> _Aim_: Retype exactly the lines from the first one through the line with "(0pt,0pt) rectangle (957pt,-726pt);", including both ends; skip any pictures.

> _Supplied data_:
══════════════════════════════

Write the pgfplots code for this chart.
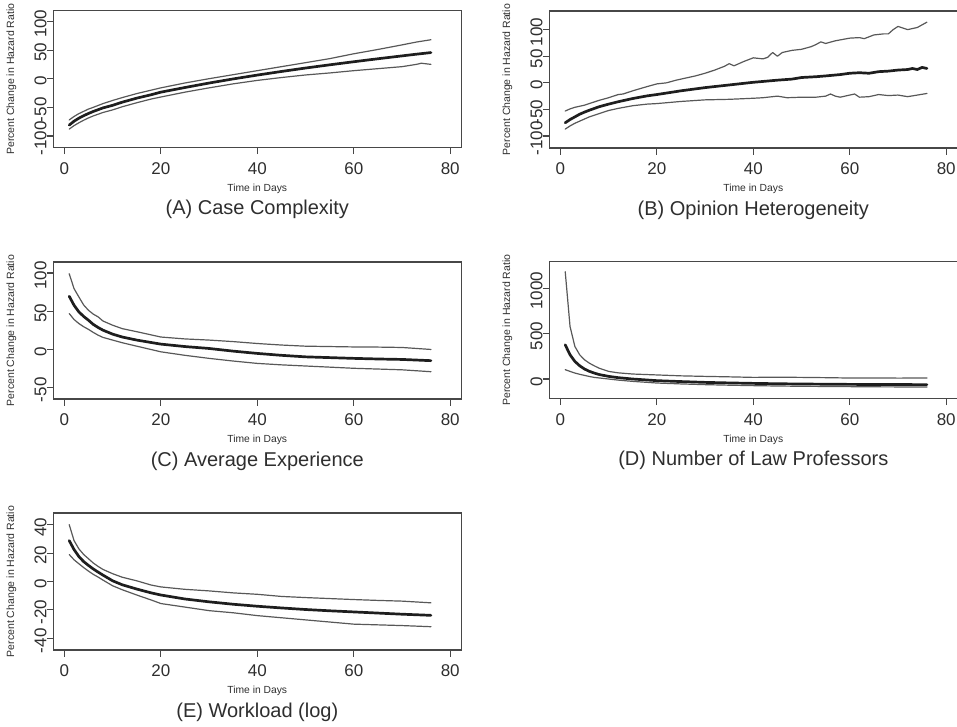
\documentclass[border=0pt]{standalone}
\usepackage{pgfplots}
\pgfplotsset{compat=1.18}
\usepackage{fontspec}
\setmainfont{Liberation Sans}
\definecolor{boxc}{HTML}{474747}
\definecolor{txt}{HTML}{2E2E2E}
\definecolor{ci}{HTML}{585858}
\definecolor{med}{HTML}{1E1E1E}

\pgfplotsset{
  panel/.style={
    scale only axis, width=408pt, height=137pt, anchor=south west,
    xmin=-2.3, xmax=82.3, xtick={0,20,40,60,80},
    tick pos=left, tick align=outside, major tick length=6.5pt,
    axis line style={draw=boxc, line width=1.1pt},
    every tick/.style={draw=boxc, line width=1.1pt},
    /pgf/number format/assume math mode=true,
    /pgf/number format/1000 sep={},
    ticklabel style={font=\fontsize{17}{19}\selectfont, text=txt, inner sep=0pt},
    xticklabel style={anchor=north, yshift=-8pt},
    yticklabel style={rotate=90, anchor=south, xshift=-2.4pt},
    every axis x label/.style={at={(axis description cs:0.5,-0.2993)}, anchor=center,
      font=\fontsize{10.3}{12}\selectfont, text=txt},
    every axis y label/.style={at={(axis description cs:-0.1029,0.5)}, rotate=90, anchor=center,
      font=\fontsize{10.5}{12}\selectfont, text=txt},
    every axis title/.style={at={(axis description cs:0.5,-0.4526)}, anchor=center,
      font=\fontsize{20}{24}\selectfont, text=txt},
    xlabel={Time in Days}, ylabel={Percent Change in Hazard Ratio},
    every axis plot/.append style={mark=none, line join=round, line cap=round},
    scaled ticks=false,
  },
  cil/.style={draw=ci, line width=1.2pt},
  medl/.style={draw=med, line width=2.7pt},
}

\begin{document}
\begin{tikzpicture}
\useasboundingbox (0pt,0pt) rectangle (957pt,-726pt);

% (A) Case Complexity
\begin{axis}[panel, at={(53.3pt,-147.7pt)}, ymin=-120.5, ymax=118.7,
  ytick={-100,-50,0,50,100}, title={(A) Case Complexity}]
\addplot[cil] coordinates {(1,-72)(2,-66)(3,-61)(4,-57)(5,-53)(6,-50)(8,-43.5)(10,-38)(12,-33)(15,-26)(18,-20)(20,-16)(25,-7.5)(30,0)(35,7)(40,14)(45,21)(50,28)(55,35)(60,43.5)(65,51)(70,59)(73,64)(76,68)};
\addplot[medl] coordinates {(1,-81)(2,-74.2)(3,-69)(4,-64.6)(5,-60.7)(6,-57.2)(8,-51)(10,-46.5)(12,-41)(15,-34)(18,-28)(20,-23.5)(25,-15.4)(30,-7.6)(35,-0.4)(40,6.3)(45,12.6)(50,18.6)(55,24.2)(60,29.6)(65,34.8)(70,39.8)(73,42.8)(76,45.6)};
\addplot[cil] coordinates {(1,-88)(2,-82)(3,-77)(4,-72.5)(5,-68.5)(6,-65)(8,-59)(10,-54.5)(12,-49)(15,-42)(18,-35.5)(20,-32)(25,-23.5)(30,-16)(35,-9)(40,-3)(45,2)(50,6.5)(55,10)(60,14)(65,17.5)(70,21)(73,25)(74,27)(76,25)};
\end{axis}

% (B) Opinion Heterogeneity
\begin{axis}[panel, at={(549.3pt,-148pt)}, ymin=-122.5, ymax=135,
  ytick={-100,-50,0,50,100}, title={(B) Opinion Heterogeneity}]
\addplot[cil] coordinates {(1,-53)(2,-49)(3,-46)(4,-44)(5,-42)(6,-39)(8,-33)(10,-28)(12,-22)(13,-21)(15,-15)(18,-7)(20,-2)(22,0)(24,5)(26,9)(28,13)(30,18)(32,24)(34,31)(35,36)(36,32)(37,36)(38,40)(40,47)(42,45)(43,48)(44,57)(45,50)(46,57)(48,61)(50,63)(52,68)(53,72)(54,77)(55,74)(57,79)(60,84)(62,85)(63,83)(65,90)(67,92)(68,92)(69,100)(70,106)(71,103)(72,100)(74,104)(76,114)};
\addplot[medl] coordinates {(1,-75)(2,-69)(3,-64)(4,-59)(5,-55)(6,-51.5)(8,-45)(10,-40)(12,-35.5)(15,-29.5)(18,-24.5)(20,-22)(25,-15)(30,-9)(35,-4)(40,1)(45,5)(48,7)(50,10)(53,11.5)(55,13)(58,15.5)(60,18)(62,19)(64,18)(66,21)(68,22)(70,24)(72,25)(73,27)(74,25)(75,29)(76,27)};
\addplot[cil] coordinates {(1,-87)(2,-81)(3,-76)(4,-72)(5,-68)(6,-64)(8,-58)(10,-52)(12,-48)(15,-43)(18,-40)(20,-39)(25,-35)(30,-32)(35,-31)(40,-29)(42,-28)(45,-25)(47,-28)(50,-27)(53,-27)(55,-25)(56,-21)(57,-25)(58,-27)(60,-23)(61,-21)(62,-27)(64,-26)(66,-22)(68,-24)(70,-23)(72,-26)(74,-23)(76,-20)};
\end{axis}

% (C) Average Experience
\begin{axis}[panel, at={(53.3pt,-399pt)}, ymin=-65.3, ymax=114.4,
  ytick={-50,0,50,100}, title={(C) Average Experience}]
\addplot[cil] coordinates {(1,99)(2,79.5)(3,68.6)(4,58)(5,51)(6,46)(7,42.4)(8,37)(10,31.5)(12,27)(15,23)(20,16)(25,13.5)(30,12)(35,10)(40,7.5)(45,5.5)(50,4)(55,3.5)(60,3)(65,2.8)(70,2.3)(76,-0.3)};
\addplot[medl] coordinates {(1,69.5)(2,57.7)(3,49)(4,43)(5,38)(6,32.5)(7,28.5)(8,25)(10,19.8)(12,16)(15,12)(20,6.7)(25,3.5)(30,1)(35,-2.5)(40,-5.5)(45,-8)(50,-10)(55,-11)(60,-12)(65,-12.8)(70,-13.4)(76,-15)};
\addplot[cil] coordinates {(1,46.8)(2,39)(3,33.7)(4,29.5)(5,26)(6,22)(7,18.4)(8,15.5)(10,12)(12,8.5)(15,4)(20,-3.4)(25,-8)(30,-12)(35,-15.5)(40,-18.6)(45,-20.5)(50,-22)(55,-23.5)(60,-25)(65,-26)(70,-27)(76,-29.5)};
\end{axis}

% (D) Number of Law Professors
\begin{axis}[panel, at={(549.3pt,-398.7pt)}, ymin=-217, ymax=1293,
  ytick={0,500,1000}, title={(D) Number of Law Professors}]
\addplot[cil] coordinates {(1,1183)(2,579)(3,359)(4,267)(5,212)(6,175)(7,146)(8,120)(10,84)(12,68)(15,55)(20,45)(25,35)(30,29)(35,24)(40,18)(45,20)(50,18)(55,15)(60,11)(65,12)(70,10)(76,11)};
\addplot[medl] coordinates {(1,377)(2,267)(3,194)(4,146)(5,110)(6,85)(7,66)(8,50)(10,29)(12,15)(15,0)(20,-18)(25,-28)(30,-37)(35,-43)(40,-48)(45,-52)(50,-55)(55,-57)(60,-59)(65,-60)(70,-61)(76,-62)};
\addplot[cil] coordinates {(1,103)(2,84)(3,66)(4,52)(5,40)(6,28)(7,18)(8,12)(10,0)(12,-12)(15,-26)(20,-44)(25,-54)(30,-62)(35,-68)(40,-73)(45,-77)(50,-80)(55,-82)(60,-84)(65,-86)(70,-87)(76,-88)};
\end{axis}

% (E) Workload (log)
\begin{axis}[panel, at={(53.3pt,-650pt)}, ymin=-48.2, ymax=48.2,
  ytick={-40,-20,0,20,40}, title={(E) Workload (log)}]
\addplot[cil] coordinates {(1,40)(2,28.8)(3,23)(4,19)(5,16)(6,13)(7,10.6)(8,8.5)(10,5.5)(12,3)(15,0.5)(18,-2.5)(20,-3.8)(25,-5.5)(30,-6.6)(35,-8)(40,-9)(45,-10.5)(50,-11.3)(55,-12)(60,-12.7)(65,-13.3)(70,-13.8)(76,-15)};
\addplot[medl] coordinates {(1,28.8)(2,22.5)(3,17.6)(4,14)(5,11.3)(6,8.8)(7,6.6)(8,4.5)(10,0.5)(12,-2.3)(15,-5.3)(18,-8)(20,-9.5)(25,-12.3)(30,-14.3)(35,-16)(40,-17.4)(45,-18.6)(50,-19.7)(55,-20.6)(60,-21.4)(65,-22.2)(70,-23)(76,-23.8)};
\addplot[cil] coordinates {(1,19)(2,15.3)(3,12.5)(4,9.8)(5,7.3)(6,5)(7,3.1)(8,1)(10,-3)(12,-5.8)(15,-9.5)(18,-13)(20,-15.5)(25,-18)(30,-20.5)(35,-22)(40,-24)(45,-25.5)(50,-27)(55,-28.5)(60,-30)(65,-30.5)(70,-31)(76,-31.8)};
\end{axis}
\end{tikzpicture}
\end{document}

══════════════════════════════

> _Task solution_:
Write the pgfplots code for this chart.
\documentclass[border=0pt]{standalone}
\usepackage{pgfplots}
\pgfplotsset{compat=1.18}
\usepackage{fontspec}
\setmainfont{Liberation Sans}
\definecolor{boxc}{HTML}{474747}
\definecolor{txt}{HTML}{2E2E2E}
\definecolor{ci}{HTML}{585858}
\definecolor{med}{HTML}{1E1E1E}

\pgfplotsset{
  panel/.style={
    scale only axis, width=408pt, height=137pt, anchor=south west,
    xmin=-2.3, xmax=82.3, xtick={0,20,40,60,80},
    tick pos=left, tick align=outside, major tick length=6.5pt,
    axis line style={draw=boxc, line width=1.1pt},
    every tick/.style={draw=boxc, line width=1.1pt},
    /pgf/number format/assume math mode=true,
    /pgf/number format/1000 sep={},
    ticklabel style={font=\fontsize{17}{19}\selectfont, text=txt, inner sep=0pt},
    xticklabel style={anchor=north, yshift=-8pt},
    yticklabel style={rotate=90, anchor=south, xshift=-2.4pt},
    every axis x label/.style={at={(axis description cs:0.5,-0.2993)}, anchor=center,
      font=\fontsize{10.3}{12}\selectfont, text=txt},
    every axis y label/.style={at={(axis description cs:-0.1029,0.5)}, rotate=90, anchor=center,
      font=\fontsize{10.5}{12}\selectfont, text=txt},
    every axis title/.style={at={(axis description cs:0.5,-0.4526)}, anchor=center,
      font=\fontsize{20}{24}\selectfont, text=txt},
    xlabel={Time in Days}, ylabel={Percent Change in Hazard Ratio},
    every axis plot/.append style={mark=none, line join=round, line cap=round},
    scaled ticks=false,
  },
  cil/.style={draw=ci, line width=1.2pt},
  medl/.style={draw=med, line width=2.7pt},
}

\begin{document}
\begin{tikzpicture}
\useasboundingbox (0pt,0pt) rectangle (957pt,-726pt);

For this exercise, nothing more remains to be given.